Unity is on the same league as Unreal, with the difference to target developers that rather use C# instead of C++, other than that the complexity is the same.
That's just not true. Unity works very well for solo devs and the build/run cycle is very fast.
What has that to do with the feature list?
Exactly because of that unless there is a whole team of designers, level builders and artists alongside the core devs, there is more ways to spend time than getting a PhD level knowledge on AAA engines capable of producing Hollywood class 3D movies.
I have tried out Godot and many, many other game engines in the past. They aren't there yet. Even as a hobbyist, I find Unity much more easy to use, and even still I'm tempted to learn Unreal simply because it seems more powerful and well architected under the hood.
They are where Unity 3.0 used to be around 10 years ago.

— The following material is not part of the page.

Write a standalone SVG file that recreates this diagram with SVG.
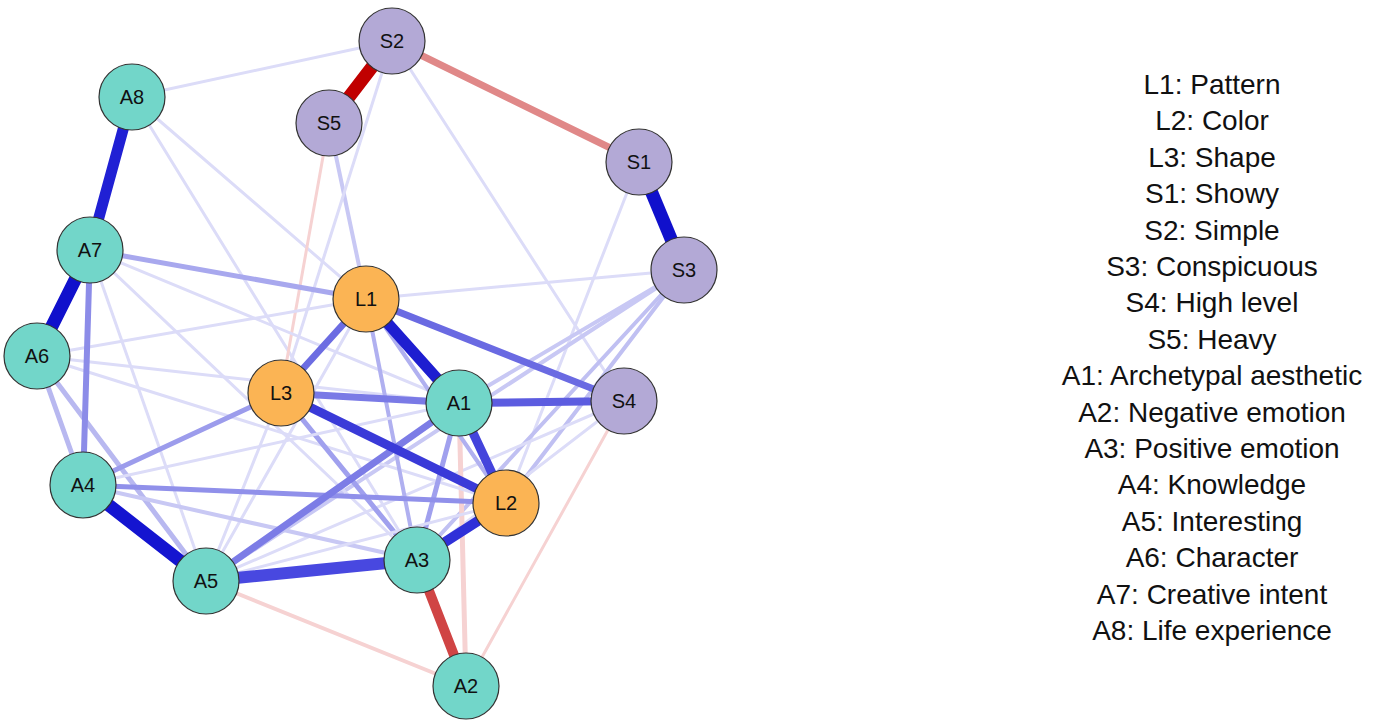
<svg xmlns="http://www.w3.org/2000/svg" width="1376" height="723" viewBox="0 0 1376 723">
<style>
.n circle{stroke:#333;stroke-width:1.2}
.t{fill:#b3a9d6}.a{fill:#72d6c9}.l{fill:#fbb454}
.n text{font-family:"Liberation Sans",Arial,sans-serif;font-size:20px;text-anchor:middle;dominant-baseline:central;fill:#111}
.lg text{font-family:"Liberation Sans",Arial,sans-serif;font-size:28px;text-anchor:middle;fill:#111}
.f{stroke:#dcdcf8;stroke-width:3}
.p{stroke:#f6d2d2;stroke-width:3}
</style>
<rect width="1376" height="723" fill="#fff"/>
<g id="edges" fill="none" stroke-linecap="round">
<line class="f" x1="132" y1="97" x2="392" y2="41"/>
<line class="f" x1="132" y1="97" x2="366" y2="299"/>
<line class="f" x1="132" y1="97" x2="417" y2="560"/>
<line class="f" x1="329" y1="123" x2="366" y2="299" style="stroke:#c8c8f4;stroke-width:4"/>
<line class="p" x1="329" y1="123" x2="281" y2="393"/>
<line class="f" x1="392" y1="41" x2="624" y2="401"/>
<line class="f" x1="392" y1="41" x2="281" y2="393"/>
<line class="f" x1="639" y1="162" x2="506" y2="503"/>
<line class="f" x1="684" y1="270" x2="366" y2="299"/>
<line class="f" x1="684" y1="270" x2="459" y2="403" style="stroke:#c8c8f4;stroke-width:4"/>
<line class="f" x1="684" y1="270" x2="206" y2="581" style="stroke:#c8c8f4;stroke-width:4"/>
<line class="f" x1="684" y1="270" x2="417" y2="560" style="stroke:#c0c0f2;stroke-width:4"/>
<line class="f" x1="684" y1="270" x2="506" y2="503" style="stroke:#c0c0f2;stroke-width:4"/>
<line class="f" x1="624" y1="401" x2="417" y2="560"/>
<line class="f" x1="624" y1="401" x2="206" y2="581"/>
<line class="p" x1="624" y1="401" x2="466" y2="686"/>
<line class="p" x1="206" y1="581" x2="466" y2="686" style="stroke-width:4"/>
<line class="p" x1="459" y1="403" x2="466" y2="686" style="stroke-width:5"/>
<line class="f" x1="37" y1="356" x2="366" y2="299"/>
<line class="f" x1="37" y1="356" x2="459" y2="403"/>
<line class="f" x1="37" y1="356" x2="506" y2="503"/>
<line class="f" x1="37" y1="356" x2="206" y2="581" style="stroke:#b8b8f0;stroke-width:5"/>
<line class="f" x1="37" y1="356" x2="83" y2="485" style="stroke:#b8b8f0;stroke-width:5"/>
<line class="f" x1="90" y1="250" x2="459" y2="403"/>
<line class="f" x1="90" y1="250" x2="417" y2="560"/>
<line class="f" x1="90" y1="250" x2="206" y2="581"/>
<line class="f" x1="366" y1="299" x2="417" y2="560" style="stroke:#b0b0f0;stroke-width:4"/>
<line class="f" x1="366" y1="299" x2="506" y2="503" style="stroke:#b0b0f0;stroke-width:4"/>
<line class="f" x1="366" y1="299" x2="206" y2="581"/>
<line class="f" x1="281" y1="393" x2="417" y2="560" style="stroke:#a0a0ee;stroke-width:5"/>
<line class="f" x1="281" y1="393" x2="206" y2="581"/>
<line class="f" x1="459" y1="403" x2="417" y2="560" style="stroke:#a0a0ee;stroke-width:5"/>
<line class="f" x1="459" y1="403" x2="83" y2="485"/>
<line class="f" x1="83" y1="485" x2="417" y2="560" style="stroke:#c8c8f4;stroke-width:4"/>
<line class="f" x1="506" y1="503" x2="206" y2="581"/>
<line x1="90" y1="250" x2="366" y2="299" stroke="#a8a8ee" stroke-width="5"/>
<line x1="83" y1="485" x2="281" y2="393" stroke="#9c9cec" stroke-width="5"/>
<line x1="83" y1="485" x2="506" y2="503" stroke="#9090ea" stroke-width="5"/>
<line x1="90" y1="250" x2="83" y2="485" stroke="#8c8ce8" stroke-width="6"/>
<line x1="459" y1="403" x2="206" y2="581" stroke="#7c7ce6" stroke-width="7"/>
<line x1="366" y1="299" x2="624" y2="401" stroke="#6a6ae2" stroke-width="7"/>
<line x1="459" y1="403" x2="624" y2="401" stroke="#5c5ce0" stroke-width="8"/>
<line x1="281" y1="393" x2="459" y2="403" stroke="#7a7ae6" stroke-width="7"/>
<line x1="366" y1="299" x2="281" y2="393" stroke="#6c6ce2" stroke-width="7"/>
<line x1="281" y1="393" x2="506" y2="503" stroke="#3a3ad8" stroke-width="9"/>
<line x1="459" y1="403" x2="506" y2="503" stroke="#4444dc" stroke-width="9"/>
<line x1="366" y1="299" x2="459" y2="403" stroke="#1e1ed0" stroke-width="11"/>
<line x1="417" y1="560" x2="506" y2="503" stroke="#3030d8" stroke-width="10"/>
<line x1="206" y1="581" x2="417" y2="560" stroke="#4848e0" stroke-width="12"/>
<line x1="83" y1="485" x2="206" y2="581" stroke="#1414d0" stroke-width="13"/>
<line x1="90" y1="250" x2="37" y2="356" stroke="#1010cc" stroke-width="13"/>
<line x1="132" y1="97" x2="90" y2="250" stroke="#2020d4" stroke-width="11"/>
<line x1="639" y1="162" x2="684" y2="270" stroke="#1010cc" stroke-width="13"/>
<line x1="392" y1="41" x2="639" y2="162" stroke="#e08888" stroke-width="7"/>
<line x1="392" y1="41" x2="329" y2="123" stroke="#c00000" stroke-width="13"/>
<line x1="417" y1="560" x2="466" y2="686" stroke="#d04444" stroke-width="10"/>
</g>
<g class="n">
<g id="S2"><circle class="t" cx="392" cy="41" r="33"/><text x="392" y="41">S2</text></g>
<g id="S5"><circle class="t" cx="329" cy="123" r="33"/><text x="329" y="123">S5</text></g>
<g id="S1"><circle class="t" cx="639" cy="162" r="33"/><text x="639" y="162">S1</text></g>
<g id="S3"><circle class="t" cx="684" cy="270" r="33"/><text x="684" y="270">S3</text></g>
<g id="S4"><circle class="t" cx="624" cy="401" r="33"/><text x="624" y="401">S4</text></g>
<g id="A8"><circle class="a" cx="132" cy="97" r="33"/><text x="132" y="97">A8</text></g>
<g id="A7"><circle class="a" cx="90" cy="250" r="33"/><text x="90" y="250">A7</text></g>
<g id="A6"><circle class="a" cx="37" cy="356" r="33"/><text x="37" y="356">A6</text></g>
<g id="A4"><circle class="a" cx="83" cy="485" r="33"/><text x="83" y="485">A4</text></g>
<g id="A5"><circle class="a" cx="206" cy="581" r="33"/><text x="206" y="581">A5</text></g>
<g id="A3"><circle class="a" cx="417" cy="560" r="33"/><text x="417" y="560">A3</text></g>
<g id="A2"><circle class="a" cx="466" cy="686" r="33"/><text x="466" y="686">A2</text></g>
<g id="A1"><circle class="a" cx="459" cy="403" r="33"/><text x="459" y="403">A1</text></g>
<g id="L1"><circle class="l" cx="366" cy="299" r="33"/><text x="366" y="299">L1</text></g>
<g id="L3"><circle class="l" cx="281" cy="393" r="33"/><text x="281" y="393">L3</text></g>
<g id="L2"><circle class="l" cx="506" cy="503" r="33"/><text x="506" y="503">L2</text></g>
</g>
<g id="legend" class="lg">
<text x="1212" y="94">L1: Pattern</text>
<text x="1212" y="130">L2: Color</text>
<text x="1212" y="167">L3: Shape</text>
<text x="1212" y="203">S1: Showy</text>
<text x="1212" y="240">S2: Simple</text>
<text x="1212" y="276">S3: Conspicuous</text>
<text x="1212" y="312">S4: High level</text>
<text x="1212" y="349">S5: Heavy</text>
<text x="1212" y="385">A1: Archetypal aesthetic</text>
<text x="1212" y="422">A2: Negative emotion</text>
<text x="1212" y="458">A3: Positive emotion</text>
<text x="1212" y="494">A4: Knowledge</text>
<text x="1212" y="531">A5: Interesting</text>
<text x="1212" y="567">A6: Character</text>
<text x="1212" y="604">A7: Creative intent</text>
<text x="1212" y="640">A8: Life experience</text>
</g>
</svg>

However Unity now is capable of supporting such kind of productions, with the respective increase in learning complexity and development teams scalability,

"Oddworld: Soulstorm at Unity GDC 2019"

https://www.youtube.com/watch?v=a8uAUPGZb3I

"The Heretic short film"

https://www.youtube.com/watch?v=iQZobAhgayA

Using such engine for a basic 2D tiles game or shooter is already over budgeting.

Because 99% of people using these engines are hobbyists and want to use something that works for them.

I personally prefer Godot, its node structure makes sense with my mental model of the games I tinker with. And it has enough there that if I did decide to ever finish a game, I could. That's all I need.

Why wouldn't you buy a Bugatti to take you to the grocery store? The "most powerful tools" aren't always the easiest or fastest to use.
If the Bugatti is free, why not use it? Unity is very easy to use, and it gets easier over time. They keep making paid features free, and once ECS is mature (in the UI, I know it's production ready), I think it's going to have a huge positive impact.
OK, what about a helicopter? I think that better conveys parent's point...
Same? If helicopters and fuel would be free, I bet everyone would fly one to store. Safety is the only concern here, and it is irrelevant for the topic.